With several neighbors and a city council member speaking in support and no one protesting, Houston’s planning commission granted a variance yesterday to the new owners of the former site of the Wilshire Village apartments at the corner of West Alabama and Dunlavy. The variance will allow Sul Ross and Branard streets, which currently dead end into the 7.68-acre vacant tract, to remain dead ends as the property is redeveloped into a new Montrose H-E-B market.
In return, the planning department will get some vaguely defined involvement in planning the site. “As a condition of granting the variance,” explained the planning department’s Brian Crimmins,
the applicant will be required to coordinate with the planning department during the site plan stage to establish a reasonable landscape buffer between the subject site and and adjacent properties as well as reasonable preservation of the mature tree canopy on the site. The applicant has agreed to these conditions.
Neighbors had complained about earlier plans submitted for the property — which did not require city approval because they followed the city’s development ordinance. Those plans connected Sul Ross and Branard to form a loop, like this:
Other permissable options not requiring a variance would have been to extend the streets to Dunlavy
or to build cul-de-sacs at the end of each.

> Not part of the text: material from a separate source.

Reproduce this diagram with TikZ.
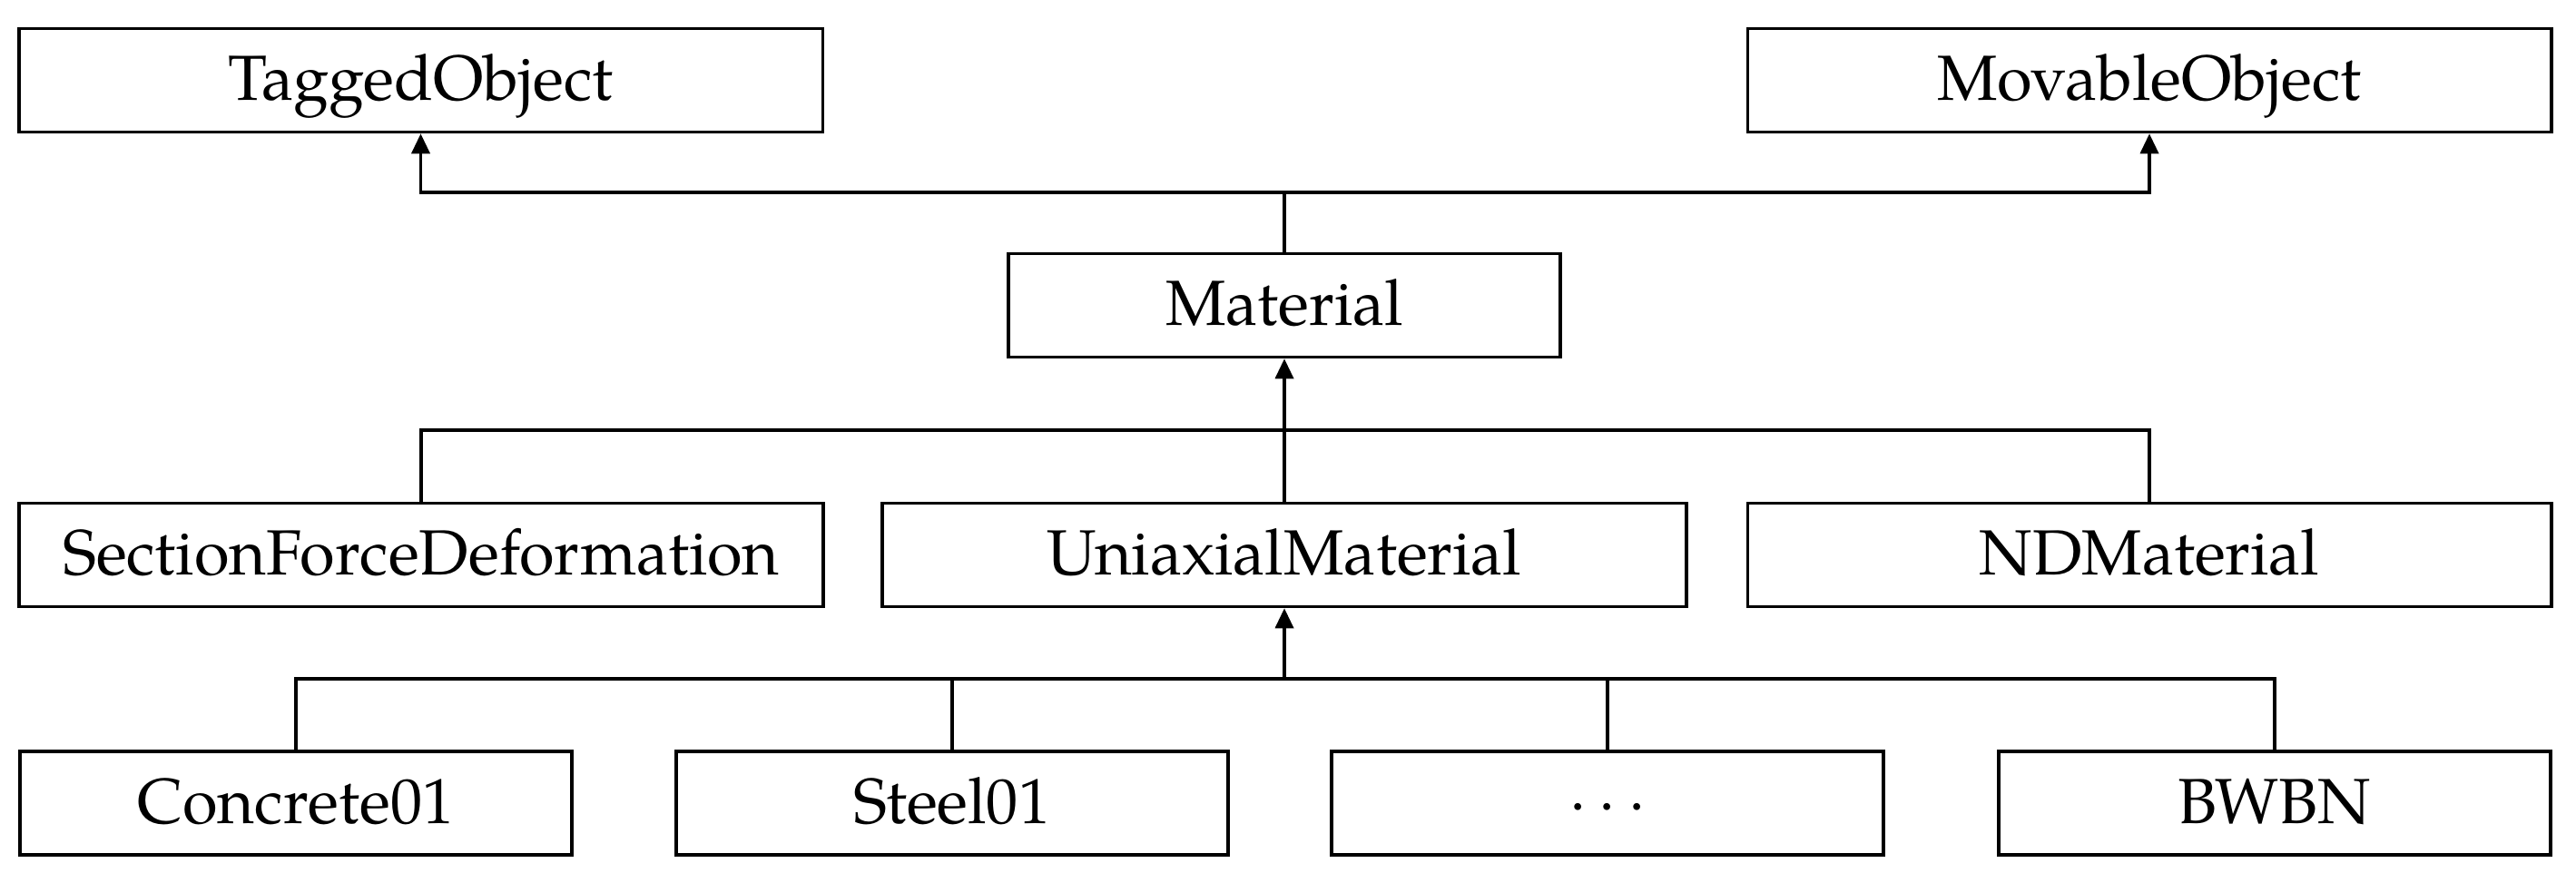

The granted variance will effectively exclude commercial traffic from Sul Ross and Branard:
Representatives of H-E-B have apparently suggested to neighbors that they will build walls at the end of each street, but site plans for the development itself have not been provided to neighbors or city officials.
“The previous owner of the property,” one neighbor explained to commission members,
was very protective of the property. He didn’t allow people to walk on the property, he didn’t allow them to turn around. So putting a wall up there will not change the community’s expectations.